Al-Mustaqbal has learned that among the participants at the Bristol conference are legal, judicial, human rights and academic figures who are not affiliated to the March 14 coalition and that their attendance is a message that the STL does not only concern March 14 and that justice itself is not for one group.
Among the speakers are former bar association heads - one from Beirut and the other from Tripoli.


Deputy Lebanese Forces chief MP George Adwan told Al-Musatqbal that the conference was designed to keep up with the work of the STL.
“It is unreasonable for the whole world to be interested in truth and justice, and jurists [in Lebanon] do not move,” Adwan said, adding that the conference would “focus on that truth and justice are the way to stability, in the sense that there is no impunity anymore because once the criminal  knows that no crime will go unpunished, this will lead to stability and non-recurrence of assassinations."
In parallel, high-ranking March 14 sources told Al-Mustaqbal that "the objective of the conference is to underline to those who are targeting the court, namely Hezbollah, that the STL will not succumb to blackmail.”

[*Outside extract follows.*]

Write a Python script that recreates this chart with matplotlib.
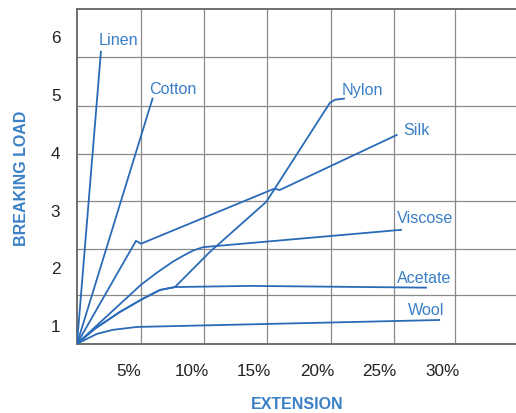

As-Safir: Sleiman tests pulse of dialogue participants
U.S. military delegation in Beirut: strong partnership with Lebanese Army


A Standstill prevailed over political activity while a visit by Lt. Gen. Vincent Brooks, commanding general of U.S. Army Central Command, and his meeting with Army commander Gen. Jean Kahwaji “to discuss ongoing cooperation between the armies of Lebanon and the U.S. and bilateral security cooperation” according to U.S. Embassy in Beirut, drew attention less than a week after a U.S. House panel unveiled a bill that would block U.S. aid to Lebanon [unless Washington reassures Congress that they are cooperating in the battling of terrorism.]


Meanwhile, sources close to the president said President Michel Sleiman began consultations to test the pulse of the main political parties about the best formula for the resumption of dialogue.
In this regard, Sleiman met with the head of the Loyalty to the Resistance bloc MP Mohammed Raad as well as a delegation from the Syrian Social Nationalist Party.